Я ответила, что более приятным это не нахожу. Наоборот, композиции, которые делаю теперь, обладают несколько драматическим смыслом и не нравятся мне. Спросила, находит ли она их драматическими. Бабушка ответила:
– Нисколько. Я могу смотреть на эти картины часами и нахожу их успокаивающими.
Однажды я рассказала об этом Пабло перед тем, как он принялся за работу. Пабло рассмеялся.
– Естественно, — сказал он. — Абстрактная живопись не бывает раздражающей. Она вроде сумки, в которую зритель может бросить все, от чего хочет освободиться. Ты не можешь навязывать людям своих мыслей, если не существует связи между твоей живописью и их зрительными представлениями. Я говорю не о знатоках живописи, а о среднем человеке, у которого зрительные представления весьма традиционны. Он видит дерево определенным образом, в соответствии с представлениями, которые сформировались в детстве. Кто-то с очень совершенным зрением может видеть ландшафт Экса, как Сезанн, Арля, как Ван Гог.
Но в основном люди видят природу на традиционной манер и не желают, чтобы ее кто-то портил. Они не имеют ничего против ни на что не похожих форм, потому что эти формы соответствуют какой-то смутной, несформулированной тайной мечте. Но если взять натуру и попытаться изменить на холсте хоть малейшую деталь, всякий завопит: «Нет, это недопустимо. Это не портрет моей бабушки».
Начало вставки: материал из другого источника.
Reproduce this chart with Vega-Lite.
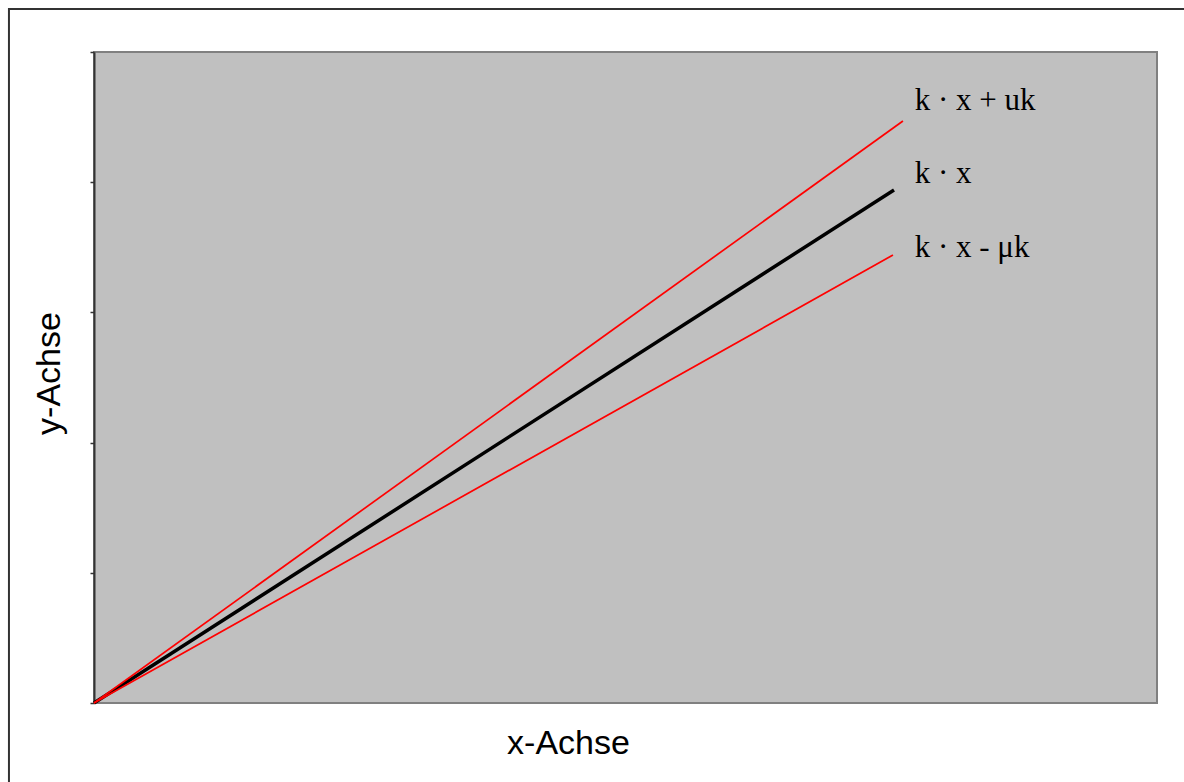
{
  "$schema": "https://vega.github.io/schema/vega-lite/v6.json",
  "width": 1063,
  "height": 651,
  "autosize": {"type": "none"},
  "padding": {"left": 94, "top": 52, "right": 27, "bottom": 79},
  "background": "white",
  "config": {
    "view": {"fill": "#c0c0c0", "stroke": "#808080", "strokeWidth": 2},
    "axis": {"grid": false}
  },
  "datasets": {
    "lines": [
      {"series": "k · x", "x": 0, "y": 0},
      {"series": "k · x", "x": 7.526, "y": 3.94},
      {"series": "k · x + uk", "x": 0, "y": 0},
      {"series": "k · x + uk", "x": 7.61, "y": 4.47},
      {"series": "k · x - μk", "x": 0, "y": 0},
      {"series": "k · x - μk", "x": 7.516, "y": 3.44}
    ],
    "labels": [
      {"label": "k · x + uk", "x": 7.72, "y": 4.555},
      {"label": "k · x", "x": 7.72, "y": 3.994},
      {"label": "k · x - μk", "x": 7.72, "y": 3.425}
    ],
    "frame": [
      {"x": -0.8, "x2": 11, "y": 5.33, "y2": -0.9}
    ]
  },
  "encoding": {
    "x": {
      "field": "x", "type": "quantitative",
      "scale": {"domain": [0, 10], "nice": false, "zero": false},
      "axis": {
        "title": "x-Achse", "domain": false, "ticks": false, "labels": false,
        "titleFont": "Liberation Sans", "titleFontSize": 34, "titleFontWeight": "normal",
        "titleColor": "black", "titleBaseline": "alphabetic", "titleAlign": "center",
        "titleX": 474, "titleY": 50
      }
    },
    "y": {
      "field": "y", "type": "quantitative",
      "scale": {"domain": [0, 5], "nice": false, "zero": false},
      "axis": {
        "title": "y-Achse", "values": [0, 1, 2, 3, 4, 5], "labels": false,
        "domainColor": "#333333", "domainWidth": 2,
        "tickColor": "#333333", "tickSize": 4, "tickWidth": 1.5,
        "titleFont": "Liberation Sans", "titleFontSize": 34, "titleFontWeight": "normal",
        "titleColor": "black", "titleBaseline": "alphabetic", "titleAngle": -90,
        "titleAlign": "center", "titleX": -35, "titleY": 321
      }
    }
  },
  "layer": [
    {
      "data": {"name": "frame"},
      "mark": {"type": "rect", "fill": null, "stroke": "#333333", "strokeWidth": 2, "clip": false},
      "encoding": {
        "x": {"field": "x", "type": "quantitative"},
        "x2": {"field": "x2"},
        "y": {"field": "y", "type": "quantitative"},
        "y2": {"field": "y2"}
      }
    },
    {
      "data": {"name": "lines"},
      "transform": [{"filter": "datum.series === 'k · x'"}],
      "mark": {"type": "line", "color": "black", "strokeWidth": 3.5},
      "encoding": {"detail": {"field": "series"}}
    },
    {
      "data": {"name": "lines"},
      "transform": [{"filter": "datum.series !== 'k · x'"}],
      "mark": {"type": "line", "color": "#ff0000", "strokeWidth": 1.7},
      "encoding": {"detail": {"field": "series"}}
    },
    {
      "data": {"name": "labels"},
      "mark": {"type": "text", "align": "left", "baseline": "alphabetic", "font": "Liberation Serif", "fontSize": 31, "color": "black"},
      "encoding": {"text": {"field": "label"}}
    }
  ]
}
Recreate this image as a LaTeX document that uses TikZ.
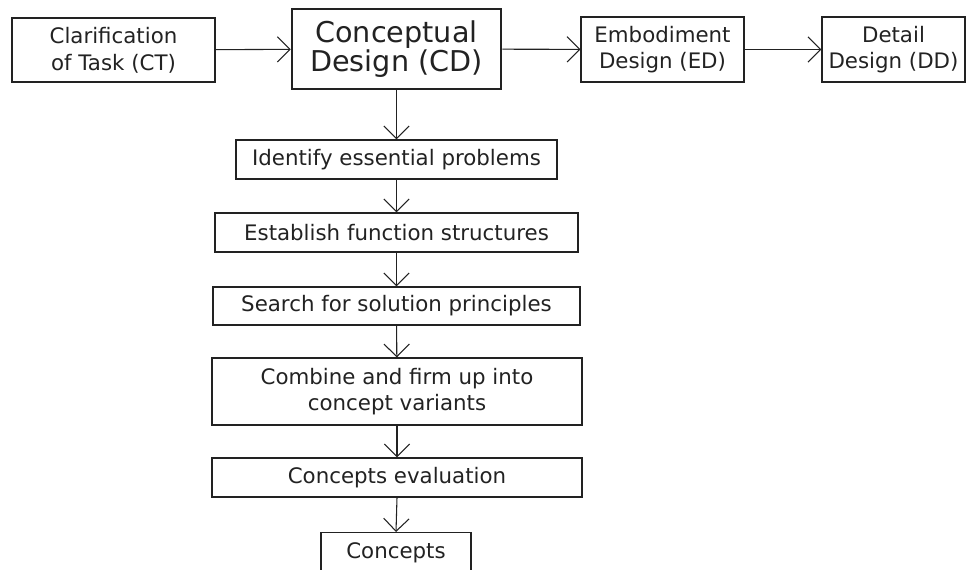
\documentclass[tikz,border=0pt]{standalone}
\usepackage{fontspec}
\setmainfont{DejaVu Sans}
\usetikzlibrary{arrows.meta}
\definecolor{ink}{HTML}{222222}
\tikzset{
  box/.style={draw=ink, text=ink, line width=0.8pt, inner sep=0pt, align=center,
    font=\fontsize{16}{20}\selectfont},
  bigbox/.style={box, line width=1.9pt, font=\fontsize{21.5}{21.75}\selectfont},
  flow/.style={draw=ink, line width=0.8pt, -{Straight Barb[length=9.5pt,width=19pt,line width=0.8pt]}}
}
\begin{document}
\begin{tikzpicture}[x=0.75pt,y=-0.75pt]
\useasboundingbox (0,0) rectangle (968,570);
\clip (0,0) rectangle (968,570);
\node[box, minimum width=152.25pt, minimum height=48pt] (ct) at (113.5,50) {Clarification\\of Task (CT)};
\node[bigbox, minimum width=156.75pt, minimum height=60pt] (cd) at (396.5,49) {Conceptual\\Design (CD)};
\node[box, minimum width=122.25pt, minimum height=48.75pt] (ed) at (662.5,49.5) {Embodiment\\Design (ED)};
\node[box, minimum width=107.25pt, minimum height=48.75pt] (dd) at (893.5,49.5) {Detail\\Design (DD)};
\node[box, minimum width=240.75pt, minimum height=29.25pt] (ip) at (396.5,159.5) {Identify essential problems};
\node[box, minimum width=272.25pt, minimum height=29.25pt] (fs) at (396.5,232.5) {Establish function structures};
\node[box, minimum width=275.25pt, minimum height=28.5pt] (sp) at (396.5,306) {Search for solution principles};
\node[box, minimum width=277.5pt, minimum height=50.25pt] (cv) at (397,391.5) {Combine and firm up into\\concept variants};
\node[box, minimum width=277.5pt, minimum height=29.25pt] (ce) at (397,477.5) {Concepts evaluation};
\node[box, minimum width=112.5pt, minimum height=30pt, anchor=north] (cc) at (396,532) {Concepts};
\draw[flow] (ct) -- (cd);
\draw[flow] (cd) -- (ed);
\draw[flow] (ed) -- (dd);
\draw[flow] (cd.south) -- (ip.north);
\draw[flow] (ip) -- (fs);
\draw[flow] (fs) -- (sp);
\draw[flow] (sp) -- (cv);
\draw[flow] (cv) -- (ce);
\draw[flow] (ce.south) -- (cc.north);
\end{tikzpicture}
\end{document}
Я, когда пишу, всегда стараюсь дать людям неожиданный образ, более того, тот, которого они не приемлют. Вот в чем моя цель. В этом смысле я всегда стараюсь быть раздражающим. То есть, даю человеку образ его самого, элементы этого образа собраны из обычного видения вещей в традиционной живописи, затем перегруппированы настолько неожиданным, волнующим способом, что ему невозможно избежать тех вопросов, которые этот образ вызывает.
Я сказала Пабло, что наверно никто не смог бы писать абстрактные картины лучше него.
– Пожалуй, — ответил он. — В тех многогранных кубистических портретах, которые я начал делать примерно с девятьсот девятого года в белых, серых и охровых тонах, существовали связи с природными формами, хотя на ранних стадиях работы их почти не было. Я дорисовывал их потом. Называю их «атрибутами». В тот период я занимался живописью ради живописи. Это была поистине чистая живопись, композиция делалась как композиция. И лишь к завершению работы над портретом я привносил атрибуты. Просто наносил в какой-то момент три-четыре черных мазка, а то, что находилось вокруг этих мазков, превращалось в облачение.
Пожалуй, я использую слово «атрибут» в том смысле, какой подходит скорее писателю нежели художнику; то есть, в котором говорят о фразе с подлежащим, глаголом и атрибутом. Атрибут — это прилагательное. Оно определяет подлежащее. Но глагол, с подлежащим и составляют, в сущности, всю картину. Атрибуты у меня являлись немногочисленными ссылками, предназначенными вернуть зрителя к видимой реальности, которые узнает каждый. И скрывали за собой чистую живопись. Я никогда не верил в искусство для «избранных». Всегда считал, что картина должна пробуждать что-то даже в душе того, кто обычно не смотрит картин. Так в комедиях Мольера есть нечто, вызывающее смех и у очень умного человека, и у того, кто ничего не смыслит. В произведениях Шекспира тоже. И в моих работах, как и у Шекспира, часто встречаются пародийные и сравнительно вульгарные детали. Таким образом, я произвожу впечатление на всех. Я вовсе не хочу заискивать перед публикой, но стремлюсь представить что-то для каждого уровня мышления.